Step 4: File All Required Paperwork
Once a candidate has announced his or her candidacy for a particular office, the government requires that the individual files certain paperwork under strict deadlines. Generally, this starts with an affidavit of candidacy which is filed with the Secretary of State's office, along with a filing fee. The candidate may also have to file a personal financial disclosure statement. As the campaign progresses, there will be additional forms that must be filed before various deadlines expire. Forms and information about required filings are usually available at the Secretary of State's office.

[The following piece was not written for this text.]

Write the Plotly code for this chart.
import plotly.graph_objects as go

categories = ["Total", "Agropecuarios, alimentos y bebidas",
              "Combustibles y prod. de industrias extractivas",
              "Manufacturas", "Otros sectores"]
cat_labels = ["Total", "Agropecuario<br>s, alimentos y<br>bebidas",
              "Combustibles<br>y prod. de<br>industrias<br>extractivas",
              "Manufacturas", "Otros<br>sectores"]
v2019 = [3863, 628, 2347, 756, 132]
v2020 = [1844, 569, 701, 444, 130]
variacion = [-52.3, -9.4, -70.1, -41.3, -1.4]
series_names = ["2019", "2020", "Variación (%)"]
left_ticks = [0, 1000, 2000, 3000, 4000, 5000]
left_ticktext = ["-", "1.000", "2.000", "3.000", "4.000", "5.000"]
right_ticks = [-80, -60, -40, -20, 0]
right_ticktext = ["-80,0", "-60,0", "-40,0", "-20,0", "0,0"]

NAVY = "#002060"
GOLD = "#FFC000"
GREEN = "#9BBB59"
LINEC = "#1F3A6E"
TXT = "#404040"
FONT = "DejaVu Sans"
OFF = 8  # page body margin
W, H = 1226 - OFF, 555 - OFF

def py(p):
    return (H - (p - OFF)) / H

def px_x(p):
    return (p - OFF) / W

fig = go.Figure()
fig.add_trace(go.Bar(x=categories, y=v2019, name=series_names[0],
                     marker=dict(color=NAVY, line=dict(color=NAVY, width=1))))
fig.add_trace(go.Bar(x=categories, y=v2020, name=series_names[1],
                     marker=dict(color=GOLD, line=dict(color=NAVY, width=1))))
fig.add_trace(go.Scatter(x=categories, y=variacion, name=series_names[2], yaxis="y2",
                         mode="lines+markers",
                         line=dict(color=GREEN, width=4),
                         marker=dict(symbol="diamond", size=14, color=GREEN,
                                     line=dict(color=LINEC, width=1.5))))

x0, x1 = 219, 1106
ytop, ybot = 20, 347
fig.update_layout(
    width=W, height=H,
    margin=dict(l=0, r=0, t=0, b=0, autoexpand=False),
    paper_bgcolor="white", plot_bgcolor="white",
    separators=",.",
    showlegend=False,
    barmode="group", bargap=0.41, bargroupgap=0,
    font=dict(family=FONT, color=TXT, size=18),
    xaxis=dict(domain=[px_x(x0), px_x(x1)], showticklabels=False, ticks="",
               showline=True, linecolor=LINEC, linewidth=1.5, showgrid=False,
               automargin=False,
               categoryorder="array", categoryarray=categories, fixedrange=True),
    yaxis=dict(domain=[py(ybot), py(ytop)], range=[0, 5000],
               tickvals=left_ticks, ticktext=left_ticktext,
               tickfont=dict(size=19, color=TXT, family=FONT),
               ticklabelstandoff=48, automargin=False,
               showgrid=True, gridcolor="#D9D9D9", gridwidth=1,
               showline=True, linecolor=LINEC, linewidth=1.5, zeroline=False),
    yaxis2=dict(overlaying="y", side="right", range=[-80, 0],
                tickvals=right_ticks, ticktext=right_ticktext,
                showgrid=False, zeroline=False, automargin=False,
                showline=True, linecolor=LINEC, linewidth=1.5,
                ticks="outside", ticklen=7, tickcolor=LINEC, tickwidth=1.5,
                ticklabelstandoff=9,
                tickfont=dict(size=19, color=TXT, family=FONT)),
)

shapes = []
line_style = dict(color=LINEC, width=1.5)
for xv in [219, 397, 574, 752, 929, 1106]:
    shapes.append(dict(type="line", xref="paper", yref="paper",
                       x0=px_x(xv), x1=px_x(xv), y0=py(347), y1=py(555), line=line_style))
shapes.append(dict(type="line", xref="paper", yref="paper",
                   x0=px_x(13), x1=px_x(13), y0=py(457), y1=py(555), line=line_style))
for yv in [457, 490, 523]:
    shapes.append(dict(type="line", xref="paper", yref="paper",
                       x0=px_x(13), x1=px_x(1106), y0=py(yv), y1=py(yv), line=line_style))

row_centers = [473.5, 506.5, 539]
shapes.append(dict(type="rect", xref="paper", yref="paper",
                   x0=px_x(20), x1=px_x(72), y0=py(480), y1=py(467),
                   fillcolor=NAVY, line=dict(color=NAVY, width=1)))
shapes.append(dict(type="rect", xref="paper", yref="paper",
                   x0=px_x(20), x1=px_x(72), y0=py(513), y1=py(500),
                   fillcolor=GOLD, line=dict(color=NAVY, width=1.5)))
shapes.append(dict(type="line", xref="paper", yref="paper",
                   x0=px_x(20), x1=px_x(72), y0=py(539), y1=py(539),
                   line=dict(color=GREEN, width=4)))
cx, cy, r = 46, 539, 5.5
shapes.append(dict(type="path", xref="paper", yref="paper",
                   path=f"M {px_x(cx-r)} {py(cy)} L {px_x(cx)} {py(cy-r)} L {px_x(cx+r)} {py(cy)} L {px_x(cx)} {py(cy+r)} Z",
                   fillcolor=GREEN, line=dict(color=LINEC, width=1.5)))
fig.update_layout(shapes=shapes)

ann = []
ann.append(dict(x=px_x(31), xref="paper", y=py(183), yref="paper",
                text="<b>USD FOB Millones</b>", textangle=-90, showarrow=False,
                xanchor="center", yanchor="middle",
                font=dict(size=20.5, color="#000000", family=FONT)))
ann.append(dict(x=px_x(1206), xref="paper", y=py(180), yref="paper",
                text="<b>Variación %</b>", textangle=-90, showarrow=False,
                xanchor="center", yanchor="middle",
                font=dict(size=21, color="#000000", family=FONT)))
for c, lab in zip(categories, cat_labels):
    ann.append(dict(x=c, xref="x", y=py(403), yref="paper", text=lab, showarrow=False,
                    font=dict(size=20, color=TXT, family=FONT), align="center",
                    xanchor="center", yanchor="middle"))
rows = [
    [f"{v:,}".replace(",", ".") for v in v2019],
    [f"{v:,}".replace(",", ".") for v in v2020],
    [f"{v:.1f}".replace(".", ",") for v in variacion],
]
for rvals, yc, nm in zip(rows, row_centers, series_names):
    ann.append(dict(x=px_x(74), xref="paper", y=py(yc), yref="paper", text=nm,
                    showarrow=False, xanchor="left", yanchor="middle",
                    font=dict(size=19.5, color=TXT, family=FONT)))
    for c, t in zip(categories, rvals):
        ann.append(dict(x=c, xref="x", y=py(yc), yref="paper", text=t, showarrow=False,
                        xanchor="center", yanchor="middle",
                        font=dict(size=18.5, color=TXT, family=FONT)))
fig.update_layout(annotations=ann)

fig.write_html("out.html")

- Appoint a campaign finance committee. States generally require that candidates for public office create a campaign finance committee to handle donations and disbursements according to campaign finance laws. This committee must generally be formed within a certain time frame after the first campaign donation is received or an expenditure is made. The candidate may also be required to file campaign finance reports with the Secretary of State's office.
Step 5: Obtain Nomination
The next important step to becoming a legislator is getting the candidate's name on the ballot by filing nomination papers. Candidates are typically selected through one of three nomination processes. The first involves obtaining the nomination of a political party. The candidate must be a registered voter affiliated with the party and receive the votes of a defined percentage of delegates at the party's state assembly, which is held early in the election year. Another method is for the candidate to collect a certain number of signatures from registered voters in the candidate's district. The last method is running as a write-in or sticker candidate, which generally requires an affidavit or a declaration of the write-in candidacy. This declaration may need to be accompanied by a filing fee or petition with voter signatures.
- Collect more signatures than required. Candidates are advised to collect extra signatures because some signatures may be invalidated due to flaws or deficiencies. The more the candidate can exceed the minimum number of signatures, the better the chances that the petition won't fail.
Step 6: Campaign
A legislative candidate's most important job is to campaign and rally for votes. This generally involves making public appearances, participating in debates, giving speeches, answering journalists' questions and meeting with voters. Candidates should inform the voters of their platform and why they should vote for them over another candidate. A candidate's public presence is very important, as are the statements he or she releases to the media.
- Rely on qualified staff assistance. Although it's not required, it is very difficult to run a campaign without staff members. Candidates usually rely on campaign managers, who organize a candidate's campaign and schedule appearances, so the candidates can focus on their campaign.